Contrasting results from GWAS and QTL mapping on wing length in great reed warblers.

A major goal in evolutionary biology is to understand the genetic basis of adaptive traits. In migratory birds, wing morphology is such a trait. Our previous work on the great reed warbler (Acrocephalus arundinaceus) shows that wing length is highly heritable and under sexually antagonistic selection. Moreover, a quantitative trait locus (QTL) mapping analysis detected a pronounced QTL for wing length on chromosome 2, suggesting that wing morphology is partly controlled by genes with large effects. Here, we re-evaluate the genetic basis of wing length in great reed warblers using a genomewide association study (GWAS) approach based on restriction site-associated DNA sequencing (RADseq) data. We use GWAS models that account for relatedness between individuals and include covariates (sex, age and tarsus length). The resulting association landscape was flat with no peaks on chromosome 2 or elsewhere, which is in line with expectations for polygenic traits. Analysis of the distribution of p-values did not reveal biases, and the inflation factor was low. Effect sizes were however not uniformly distributed on some chromosomes, and the Z chromosome had weaker associations than autosomes. The level of linkage disequilibrium (LD) in the population decayed to background levels within c. 1 kbp. There could be several reasons to why our QTL study and GWAS gave contrasting results including differences in how associations are modelled (cosegregation in pedigree vs. LD associations), how covariates are accounted for in the models, type of marker used (multi- vs. biallelic), difference in power or a combination of these. Our study highlights that the genetic architecture even of highly heritable traits is difficult to characterize in wild populations.

Genetic differences between willow warbler migratory phenotypes are few and cluster in large haplotype blocks.

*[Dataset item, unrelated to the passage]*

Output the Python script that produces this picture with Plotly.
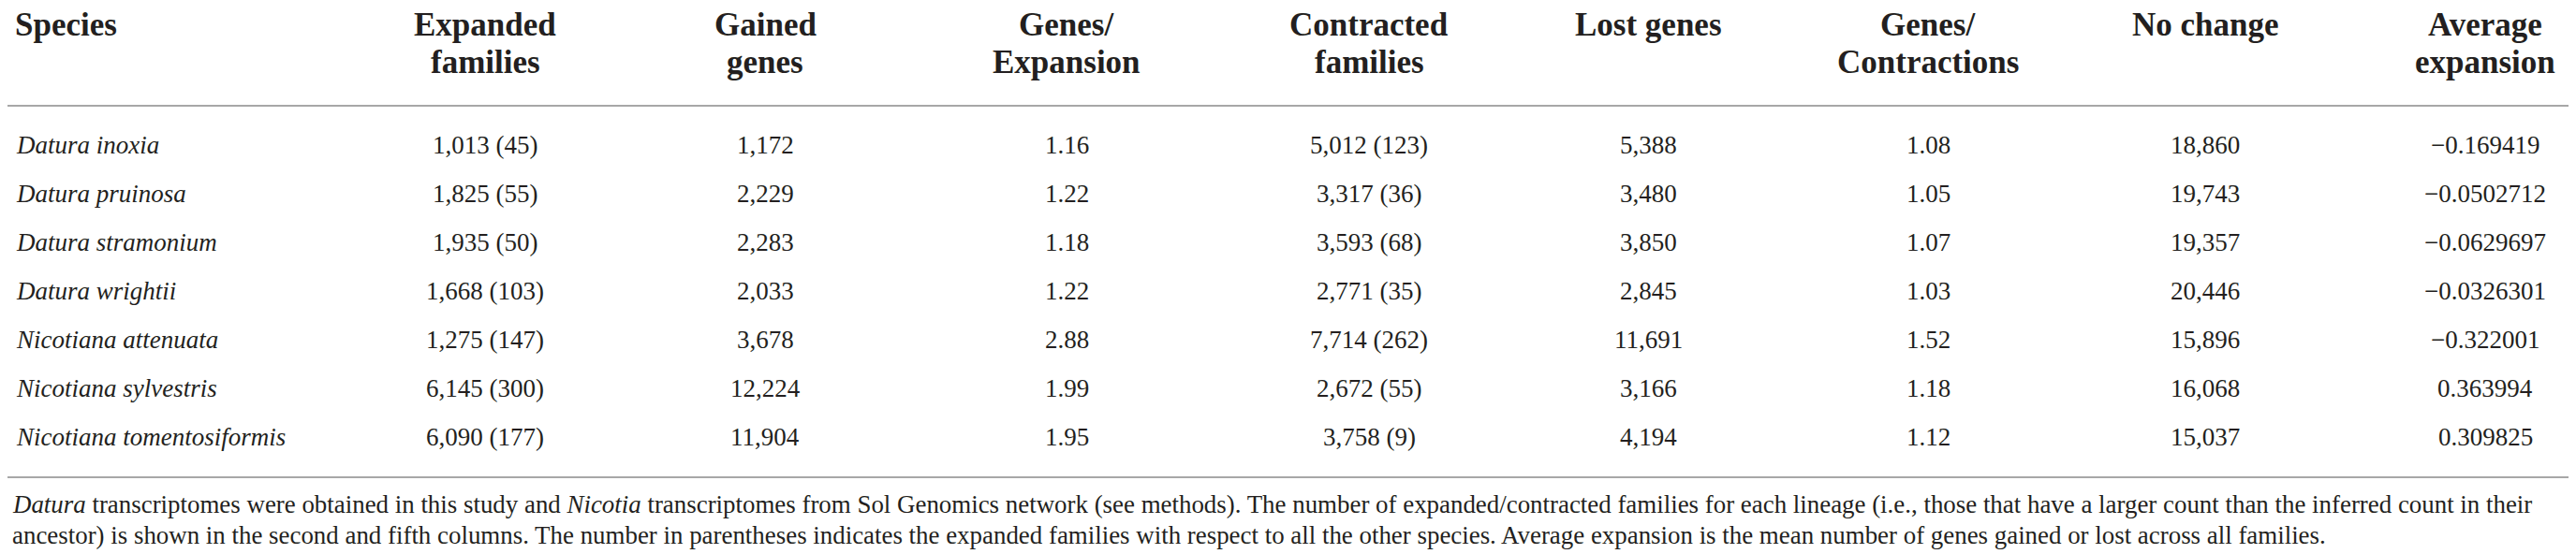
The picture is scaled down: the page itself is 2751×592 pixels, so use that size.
import plotly.graph_objects as go

# Table data
species = ["Datura inoxia", "Datura pruinosa", "Datura stramonium", "Datura wrightii",
           "Nicotiana attenuata", "Nicotiana sylvestris", "Nicotiana tomentosiformis"]
expanded_families = ["1,013 (45)", "1,825 (55)", "1,935 (50)", "1,668 (103)",
                     "1,275 (147)", "6,145 (300)", "6,090 (177)"]
gained_genes = [1172, 2229, 2283, 2033, 3678, 12224, 11904]
genes_per_expansion = [1.16, 1.22, 1.18, 1.22, 2.88, 1.99, 1.95]
contracted_families = ["5,012 (123)", "3,317 (36)", "3,593 (68)", "2,771 (35)",
                       "7,714 (262)", "2,672 (55)", "3,758 (9)"]
lost_genes = [5388, 3480, 3850, 2845, 11691, 3166, 4194]
genes_per_contraction = [1.08, 1.05, 1.07, 1.03, 1.52, 1.18, 1.12]
no_change = [18860, 19743, 19357, 20446, 15896, 16068, 15037]
average_expansion = [-0.169419, -0.0502712, -0.0629697, -0.0326301, -0.322001, 0.363994, 0.309825]

headers = [["Expanded", "families"], ["Gained", "genes"], ["Genes/", "Expansion"],
           ["Contracted", "families"], ["Lost genes"], ["Genes/", "Contractions"],
           ["No change"], ["Average", "expansion"]]

caption = ["<i>Datura</i> transcriptomes were obtained in this study and <i>Nicotia</i> transcriptomes "
           "from Sol Genomics network (see methods). The number of expanded/contracted families for "
           "each lineage (i.e., those that have a larger count than the inferred count in their",
           "ancestor) is shown in the second and fifth columns. The number in parentheses indicates the "
           "expanded families with respect to all the other species. Average expansion is the mean "
           "number of genes gained or lost across all families."]


def fmt_avg(v):
    # typographic minus like the journal table
    return str(v).replace("-", "\u2212")


columns = [
    expanded_families,
    [f"{v:,}" for v in gained_genes],
    [f"{v:.2f}" for v in genes_per_expansion],
    contracted_families,
    [f"{v:,}" for v in lost_genes],
    [f"{v:.2f}" for v in genes_per_contraction],
    [f"{v:,}" for v in no_change],
    [fmt_avg(v) for v in average_expansion],
]

W, H = 2751, 592
col_x = [510, 809, 1131, 1454, 1752, 2051, 2347, 2646]
row_y0, row_step = 147, 52
FONT = "Liberation Serif"
INK = "#231f20"
RULE = "#a7a7a7"

fig = go.Figure()
anns = []

# header
anns.append(dict(x=6, y=18, text="<b>Species</b>", xanchor="left", yanchor="middle",
                 font=dict(size=35, family=FONT, color=INK)))
for cx, lines in zip(col_x, headers):
    for j, t in enumerate(lines):
        anns.append(dict(x=cx, y=18 + 40 * j, text=f"<b>{t}</b>", xanchor="center", yanchor="middle",
                         font=dict(size=35, family=FONT, color=INK)))

# body
for i, sp in enumerate(species):
    y = row_y0 + row_step * i
    anns.append(dict(x=7, y=y, text=f"<i>{sp}</i>", xanchor="left", yanchor="middle",
                     font=dict(size=27, family=FONT, color=INK)))
    for cx, col in zip(col_x, columns):
        anns.append(dict(x=cx, y=y, text=col[i], xanchor="center", yanchor="middle",
                         font=dict(size=27, family=FONT, color=INK)))

# caption
for j, t in enumerate(caption):
    anns.append(dict(x=3, y=531 + 33 * j, text=t, xanchor="left", yanchor="middle",
                     font=dict(size=26.9, family=FONT, color=INK)))

for a in anns:
    a.update(xref="x", yref="y", showarrow=False)

shapes = [
    dict(type="line", xref="x", yref="y", x0=0, x1=2748, y0=105, y1=105,
         line=dict(color=RULE, width=2)),
    dict(type="line", xref="x", yref="y", x0=0, x1=2748, y0=502, y1=502,
         line=dict(color=RULE, width=2)),
]

fig.update_layout(
    width=W, height=H,
    margin=dict(l=0, r=0, t=0, b=0),
    paper_bgcolor="white", plot_bgcolor="white",
    annotations=anns, shapes=shapes,
    showlegend=False,
)
fig.update_xaxes(visible=False, range=[0, W], fixedrange=True)
fig.update_yaxes(visible=False, range=[H, 0], fixedrange=True)

fig.write_html("out.html", config={"displayModeBar": False})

It is well established that differences in migratory behavior between populations of songbirds have a genetic basis but the actual genes underlying these traits remains largely unknown. In an attempt to identify such candidate genes we de novo assembled the genome of the willow warbler Phylloscopus trochilus, and used whole-genome resequencing and a SNP array to associate genomic variation with migratory phenotypes across two migratory divides around the Baltic Sea that separate SW migrating P. t. trochilus wintering in western Africa and SSE migrating P. t. acredula wintering in eastern and southern Africa. We found that the genomes of the two migratory phenotypes lack clear differences except for three highly differentiated regions located on chromosomes 1, 3, and 5 (containing 146, 135, and 53 genes, respectively). Within each migratory phenotype we found virtually no differences in allele frequencies for thousands of SNPs, even when comparing geographically distant populations breeding in Scandinavia and Far East Russia (>6000 km). In each of the three differentiated regions, multidimensional scaling-based clustering of SNP genotypes from more than 1100 individuals demonstrates the presence of distinct haplotype clusters that are associated with each migratory phenotype. In turn, this suggests that recombination is absent or rare between haplotypes, which could be explained by inversion polymorphisms. Whereas SNP alleles on chromosome 3 correlate with breeding altitude and latitude, the allele distribution within the regions on chromosomes 1 and 5 perfectly matches the geographical distribution of the migratory phenotypes. The most differentiated 10 kb windows and missense mutations within these differentiated regions are associated with genes involved in fatty acid synthesis, possibly representing physiological adaptations to the different migratory strategies. The ∼200 genes in these regions, of which several lack described function, will direct future experimental and comparative studies in the search for genes that underlie important migratory traits.